男性が行方不明になったとき、ご家族はすぐに行方不明者の届け出を出しました。警察にはご本人の写真も提出して捜索を依頼しましたが、成果は上がりませんでした。 実は男性は、三日ほど彷徨った後、隣の大阪府で保護されていました。

老人を保護した大阪府警は、すぐに迷い人照会書を作成して、全国に手配しました。 この情報は兵庫県警でも確認され、行方不明者届と比較して男性の身元が確認されるはずでした。しかし、兵庫県警での照会手続きは簡単なものではありませんでした。

データベースは後から探しやすいように情報をしまっておく方法ですが、情報を入力したときには考えてもみなかったやり方で後から引き出したくなるものです。 たくさんの情報が入っていたとしても、それをうまく探し当てられなければ、意味がありません。 兵庫県警では人力で目視による比較照合を行っていました。 住所や氏名などの通り一遍の情報では、行方不明者の情報を照合することができなかったためです。
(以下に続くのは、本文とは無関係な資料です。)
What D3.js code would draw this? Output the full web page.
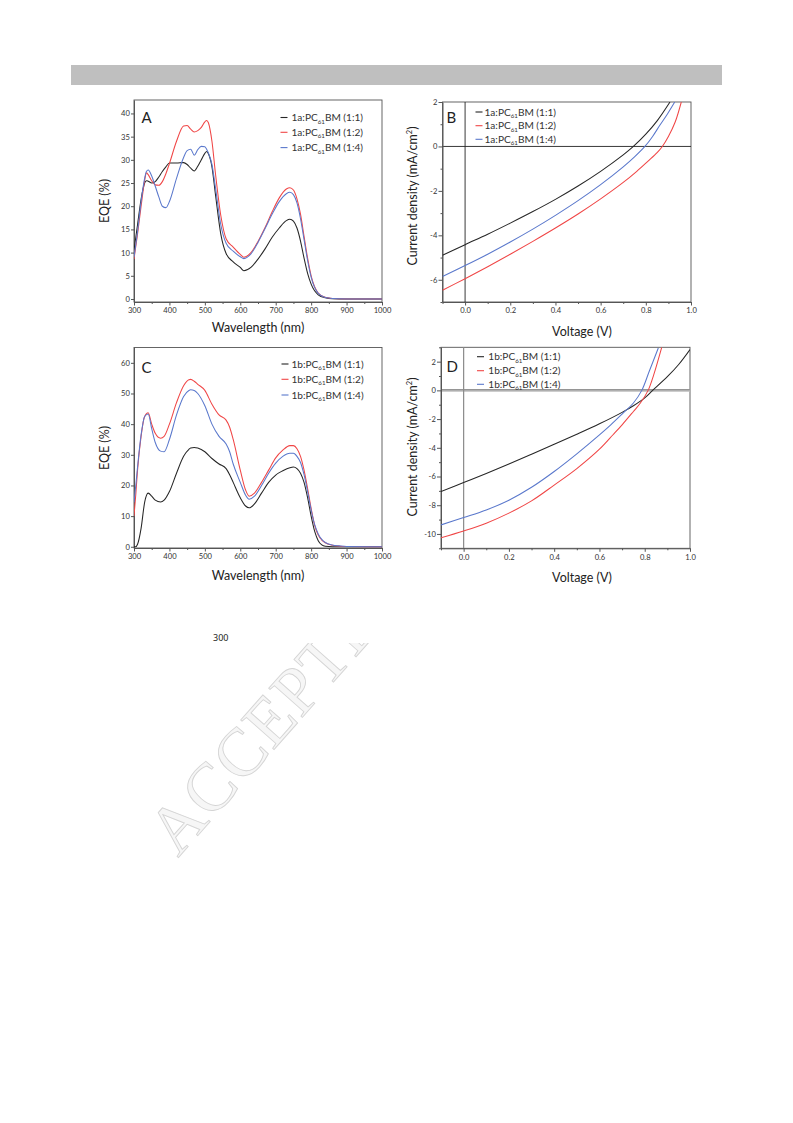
<!DOCTYPE html>
<html>
<head>
<meta charset="utf-8">
<script src="https://cdn.jsdelivr.net/npm/d3@7"></script>
<style>
  html, body { margin: 0; padding: 0; background: #fff; }
  svg { display: block; }
</style>
</head>
<body>
<svg id="page" width="793" height="1123"></svg>
<script>
// ---------------- DATA ----------------
// Panel A: EQE (%) vs wavelength (nm), 1a:PC61BM
const wlA = [300,310,320,330,335,340,350,360,370,380,390,400,420,440,450,460,470,480,490,500,505,510,520,530,545,560,580,600,610,630,650,670,690,710,730,740,750,760,770,780,790,800,820,840,860,900,1000];
const eqeA_11 = [10.5,16,21.5,25,25.5,25.4,25,25.3,26.3,27.5,28.5,29.3,29.3,29.4,29,28.2,27.6,28.6,30,31.4,31.8,31.3,28.5,22.5,14,9.8,8,6.8,6.1,6.8,8.6,10.8,13.3,15.3,16.9,17.2,16.8,15.3,12.5,8.8,5.5,3.2,0.9,0.25,0.05,0,0];
const eqeA_12 = [8.6,14,20,25.5,27.2,26.8,25.5,24.6,24.5,25.3,27,29.2,34,37.3,37.4,36.6,36,36.3,37,38.2,38.5,38,34,27,18,13,11.2,9.6,9,10,12.4,15.4,18.8,21.8,23.7,24,23.5,21.6,18.3,13.5,8.8,5,1.3,0.35,0.1,0,0];
const eqeA_14 = [9,14.5,21,26,27.5,27.8,26.5,24.3,22,20,19.7,21,26,30.5,32,32.3,31,32.2,32.9,32.8,32.3,31.5,29,24,16,12,10.3,9.1,8.7,9.7,12.2,15.2,18.3,21,22.7,23,22.5,20.7,17.3,12.8,8.3,4.7,1.2,0.3,0.1,0,0];

// Panel C: EQE (%) vs wavelength (nm), 1b:PC61BM
const wlC = [300,305,310,320,330,340,350,360,375,385,400,420,440,455,460,470,480,500,520,540,560,570,580,600,615,625,640,660,680,700,720,740,750,760,770,780,790,800,810,820,830,840,860,880,900,1000];
const eqeC_11 = [0,0,0.8,6,14.5,17.5,16.5,15.2,14.6,15.2,18,24,29.5,31.8,32.2,32.4,32.2,31,28.8,27,25.5,23.5,21,16,13.3,12.7,14,17.5,21,23.4,24.8,25.8,26,25.5,24,21,16,10,5,2,0.6,0.15,0,0,0,0];
const eqeC_12 = [10,17,25,36,42.5,43.7,40,37,35.4,36,40,47,52.5,54.5,54.6,54,53,51,46.5,43,41.3,39,35,25,18.5,16.5,17.5,21,25,29,31.5,33,33,32,29.5,25,19,12.5,7,3.8,2.2,1.3,0.5,0.2,0.1,0];
const eqeC_14 = [14.5,20,26,36.5,42.5,43.3,38.5,34,31.2,31,35,43,49,51,51.2,51,50,46,40,36,33.5,31,27,21,16.8,15.5,16.5,20,24,27.3,29.5,30.5,30.5,29.5,27.5,23.5,18,12,7.2,4.2,2.4,1.4,0.6,0.3,0.1,0];

// Panel B: J-V, 1a:PC61BM
const vB_11 = [-0.1,0,0.1,0.2,0.3,0.4,0.5,0.6,0.7,0.745,0.8,0.85,0.907];
const jB_11 = [-4.9,-4.42,-3.95,-3.45,-2.93,-2.38,-1.78,-1.12,-0.38,0,0.55,1.15,2.0];
const vB_12 = [-0.1,0,0.1,0.2,0.3,0.4,0.5,0.6,0.7,0.76,0.81,0.85,0.873,0.9,0.93,0.957];
const jB_12 = [-6.47,-5.95,-5.41,-4.85,-4.27,-3.67,-3.04,-2.36,-1.62,-1.12,-0.66,-0.28,0,0.45,1.1,2.0];
const vB_14 = [-0.1,0,0.1,0.2,0.3,0.4,0.5,0.6,0.7,0.75,0.796,0.83,0.862,0.895,0.928];
const jB_14 = [-5.85,-5.36,-4.85,-4.3,-3.72,-3.1,-2.44,-1.72,-0.92,-0.47,0,0.45,0.95,1.45,2.0];

// Panel D: J-V, 1b:PC61BM
const vD_11 = [-0.1,0,0.1,0.2,0.3,0.4,0.5,0.6,0.7,0.75,0.8,0.835,0.9,0.95,1.0];
const jD_11 = [-7.05,-6.42,-5.79,-5.13,-4.45,-3.76,-3.06,-2.33,-1.53,-1.07,-0.52,0,0.95,1.8,2.84];
const vD_12 = [-0.1,0,0.1,0.2,0.3,0.4,0.5,0.6,0.66,0.7,0.75,0.78,0.815,0.84,0.875];
const jD_12 = [-10.26,-9.79,-9.25,-8.55,-7.7,-6.6,-5.45,-4.1,-3.09,-2.4,-1.47,-0.9,0,1.1,3.0];
const vD_14 = [-0.1,0,0.1,0.2,0.3,0.4,0.5,0.6,0.65,0.7,0.75,0.787,0.82,0.86];
const jD_14 = [-9.37,-8.86,-8.33,-7.65,-6.75,-5.65,-4.42,-3.1,-2.4,-1.65,-0.88,0,1.33,2.95];

// Tick values / labels
const wlTicks = [300,400,500,600,700,800,900,1000];
const wlMinor = [350,450,550,650,750,850,950];
const eqeTicksA = [0,5,10,15,20,25,30,35,40];
const eqeTicksC = [0,10,20,30,40,50,60];
const vTicks = [0,0.2,0.4,0.6,0.8,1.0];
const vMinor = [-0.1,0.1,0.3,0.5,0.7,0.9];
const jTicksB = [2,0,-2,-4,-6];
const jMinorB = [1,-1,-3,-5,-7];
const jTicksD = [2,0,-2,-4,-6,-8,-10];
const jMinorD = [3,1,-1,-3,-5,-7,-9,-11];

const seriesNames = ["(1:1)","(1:2)","(1:4)"];
const colors = ["#262626","#f04646","#5a78cc"];

// ---------------- DRAW ----------------
const svg = d3.select("#page");
const FONT = "Lato, 'Open Sans', sans-serif";

// Watermark (partly hidden behind figure area)
svg.append("text")
  .attr("transform","translate(178,858) rotate(-48.5)")
  .attr("font-family","'Liberation Serif', serif")
  .attr("font-size",68)
  .attr("fill","#f6f6f6")
  .attr("stroke","#d4d4d4")
  .attr("stroke-width",0.9)
  .attr("letter-spacing",1)
  .text("ACCEPTED MANUSCRIPT");

// white figure area covering the watermark
svg.append("rect").attr("x",70).attr("y",95).attr("width",652).attr("height",548).attr("fill","#fff");

// header grey bar
svg.append("rect").attr("x",71).attr("y",65).attr("width",651).attr("height",20).attr("fill","#bfbfbf");

svg.append("text").attr("x",213).attr("y",641)
  .attr("font-family","'Noto Sans', sans-serif").attr("font-size",9).attr("fill","#222")
  .text("300");

let clipId = 0;
function panel(cfg) {
  const g = svg.append("g");
  const x = d3.scaleLinear().domain(cfg.xDomain).range([cfg.left, cfg.right]);
  const y = d3.scaleLinear().domain(cfg.yDomain).range([cfg.bottom, cfg.top]);
  const id = "clip" + (clipId++);
  svg.append("clipPath").attr("id", id).append("rect")
    .attr("x", cfg.left).attr("y", cfg.top)
    .attr("width", cfg.right - cfg.left).attr("height", cfg.bottom - cfg.top);

  // frame
  g.append("rect").attr("x",cfg.left).attr("y",cfg.top)
    .attr("width",cfg.right-cfg.left).attr("height",cfg.bottom-cfg.top)
    .attr("fill","none").attr("stroke","#555").attr("stroke-width",0.9);

  // zero lines
  if (cfg.zeroLines) {
    const zl = g.append("g");
    if (cfg.zeroStyle === "grey") {
      zl.append("line").attr("x1",cfg.left).attr("x2",cfg.right).attr("y1",y(0)).attr("y2",y(0))
        .attr("stroke","#bdbdbd").attr("stroke-width",2.6);
      zl.append("line").attr("x1",cfg.left).attr("x2",cfg.right).attr("y1",y(0)-0.6).attr("y2",y(0)-0.6)
        .attr("stroke","#7a7a7a").attr("stroke-width",0.8);
      zl.append("line").attr("x1",x(0)).attr("x2",x(0)).attr("y1",cfg.top).attr("y2",cfg.bottom)
        .attr("stroke","#8a8a8a").attr("stroke-width",1.2);
    } else {
      zl.append("line").attr("x1",cfg.left).attr("x2",cfg.right).attr("y1",y(0)).attr("y2",y(0))
        .attr("stroke","#222").attr("stroke-width",0.9);
      zl.append("line").attr("x1",x(0)).attr("x2",x(0)).attr("y1",cfg.top).attr("y2",cfg.bottom)
        .attr("stroke","#222").attr("stroke-width",0.9);
    }
  }

  const fmtX = cfg.fmtX, fmtY = cfg.fmtY;
  // minor x ticks
  const xMinorAxis = d3.axisBottom(x).tickValues(cfg.xMinor).tickSize(2).tickSizeOuter(0).tickFormat("");
  g.append("g").attr("transform",`translate(0,${cfg.bottom})`).call(xMinorAxis)
    .call(s => s.select(".domain").remove())
    .call(s => s.selectAll("line").attr("stroke","#555"));
  const xAxis = d3.axisBottom(x).tickValues(cfg.xTicks).tickSize(3.5).tickSizeOuter(0).tickPadding(2.5).tickFormat(fmtX);
  g.append("g").attr("transform",`translate(0,${cfg.bottom})`).call(xAxis)
    .call(s => s.select(".domain").attr("stroke","#555"))
    .call(s => s.selectAll("line").attr("stroke","#555"))
    .call(s => s.selectAll("text").attr("font-family",FONT).attr("font-size",7.6).attr("fill","#333"));

  if (cfg.yMinor) {
    const yMinorAxis = d3.axisLeft(y).tickValues(cfg.yMinor).tickSize(2).tickSizeOuter(0).tickFormat("");
    g.append("g").attr("transform",`translate(${cfg.left},0)`).call(yMinorAxis)
      .call(s => s.select(".domain").remove())
      .call(s => s.selectAll("line").attr("stroke","#555"));
  }
  const yAxis = d3.axisLeft(y).tickValues(cfg.yTicks).tickSize(cfg.yTickSize).tickSizeOuter(0).tickPadding(1.2).tickFormat(fmtY);
  g.append("g").attr("transform",`translate(${cfg.left},0)`).call(yAxis)
    .call(s => s.select(".domain").attr("stroke","#555"))
    .call(s => s.selectAll("line").attr("stroke","#555"))
    .call(s => s.selectAll("text").attr("font-family",FONT).attr("font-size",7.6).attr("fill","#333"));

  // curves
  const line = d3.line().x(d => x(d[0])).y(d => y(d[1])).curve(cfg.curve);
  const cg = g.append("g").attr("clip-path",`url(#${id})`);
  cfg.series.forEach((s, i) => {
    const pts = s.x.map((v, k) => [v, s.y[k]]);
    cg.append("path").datum(pts).attr("d", line)
      .attr("fill","none").attr("stroke", colors[i]).attr("stroke-width",1.05);
  });

  // panel letter
  g.append("text").attr("x",cfg.letterX).attr("y",cfg.letterY)
    .attr("font-family",FONT).attr("font-size",15).attr("fill","#222").text(cfg.letter);

  // legend
  cfg.series.forEach((s, i) => {
    const ly = cfg.legY[i];
    g.append("line").attr("x1",cfg.legLineX).attr("x2",cfg.legLineX+7).attr("y1",ly).attr("y2",ly)
      .attr("stroke",colors[i]).attr("stroke-width",1.1);
    const t = g.append("text").attr("x",cfg.legTextX).attr("y",ly+3.5)
      .attr("font-family",FONT).attr("font-size",10.1).attr("fill","#333");
    t.append("tspan").text(cfg.prefix + ":PC");
    t.append("tspan").attr("font-size",6.2).attr("dy",2.5).text("61");
    t.append("tspan").attr("dy",-2.5).text("BM " + seriesNames[i]);
  });

  // axis titles
  g.append("text").attr("x",cfg.xTitleX).attr("y",cfg.xTitleY).attr("text-anchor","middle")
    .attr("font-family",FONT).attr("font-size",12.5).attr("fill","#222").text(cfg.xTitle);
  const yt = g.append("text").attr("transform",`translate(${cfg.yTitleX},${cfg.yTitleY}) rotate(-90)`)
    .attr("text-anchor","middle").attr("font-family",FONT).attr("font-size",12.5).attr("fill","#222");
  if (cfg.yTitleSup) {
    yt.append("tspan").text("Current density (mA/cm");
    yt.append("tspan").attr("font-size",7.5).attr("dy",-5).text("2");
    yt.append("tspan").attr("dy",5).text(")");
  } else {
    yt.text(cfg.yTitle);
  }
}

const fmtInt = d => String(d);
const fmtV = d => d3.format(".1f")(d);
const smoothEQE = d3.curveMonotoneX;
const smoothJV = d3.curveCatmullRom.alpha(0.5);

panel({
  left:134, right:382, top:100, bottom:302,
  xDomain:[300,1000], yDomain:[-0.65,42.9],
  xTicks:wlTicks, xMinor:wlMinor, yTicks:eqeTicksA, yMinor:null, yTickSize:3,
  fmtX:fmtInt, fmtY:fmtInt, curve:smoothEQE,
  series:[{x:wlA,y:eqeA_11},{x:wlA,y:eqeA_12},{x:wlA,y:eqeA_14}],
  letter:"A", letterX:141.5, letterY:122.5,
  legY:[117.5,132.3,147.6], legLineX:280.5, legTextX:291.5, prefix:"1a",
  xTitle:"Wavelength (nm)", xTitleX:258, xTitleY:332,
  yTitle:"EQE (%)", yTitleX:109, yTitleY:201
});

panel({
  left:442.5, right:691, top:102, bottom:302,
  xDomain:[-0.1,1.0], yDomain:[-7,2],
  xTicks:vTicks, xMinor:vMinor, yTicks:jTicksB, yMinor:jMinorB, yTickSize:4,
  fmtX:fmtV, fmtY:fmtInt, curve:smoothJV,
  zeroLines:true, zeroStyle:"black",
  series:[{x:vB_11,y:jB_11},{x:vB_12,y:jB_12},{x:vB_14,y:jB_14}],
  letter:"B", letterX:446.5, letterY:122.5,
  legY:[112,125.7,139.3], legLineX:475.5, legTextX:484.5, prefix:"1a",
  xTitle:"Voltage (V)", xTitleX:582, xTitleY:336,
  yTitleSup:true, yTitleX:417, yTitleY:196
});

panel({
  left:134, right:382, top:347.5, bottom:548,
  xDomain:[300,1000], yDomain:[-0.4,65],
  xTicks:wlTicks, xMinor:wlMinor, yTicks:eqeTicksC, yMinor:null, yTickSize:3,
  fmtX:fmtInt, fmtY:fmtInt, curve:smoothEQE,
  series:[{x:wlC,y:eqeC_11},{x:wlC,y:eqeC_12},{x:wlC,y:eqeC_14}],
  letter:"C", letterX:141.5, letterY:372.5,
  legY:[364,379.3,395], legLineX:281.5, legTextX:291.5, prefix:"1b",
  xTitle:"Wavelength (nm)", xTitleX:258, xTitleY:580,
  yTitle:"EQE (%)", yTitleX:109, yTitleY:448
});

panel({
  left:441, right:690, top:347.3, bottom:548.3,
  xDomain:[-0.1,1.0], yDomain:[-11,3],
  xTicks:vTicks, xMinor:vMinor, yTicks:jTicksD, yMinor:jMinorD, yTickSize:4,
  fmtX:fmtV, fmtY:fmtInt, curve:smoothJV,
  zeroLines:true, zeroStyle:"grey",
  series:[{x:vD_11,y:jD_11},{x:vD_12,y:jD_12},{x:vD_14,y:jD_14}],
  letter:"D", letterX:446.5, letterY:372,
  legY:[356.7,370.7,384.3], legLineX:477, legTextX:488.3, prefix:"1b",
  xTitle:"Voltage (V)", xTitleX:582, xTitleY:582,
  yTitleSup:true, yTitleX:417, yTitleY:447
});
</script>
</body>
</html>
イギリス警察やFBIは犯罪捜査に顔認識システムを採用しているといわれています。現場の防犯カメラの映像と、犯罪歴のある者の顔写真との照合などを高速に行うことで成果を上げているようです。ひょっとすると、兵庫県警の写真と、大阪府警の写真をこのシステムにかけたら、一瞬で同一人物と照合してくれたのかもしれません。良いシステムを導入すると、その日から成果が上がります。最新ITを恐れず導入して、実績を上げてほしいものです。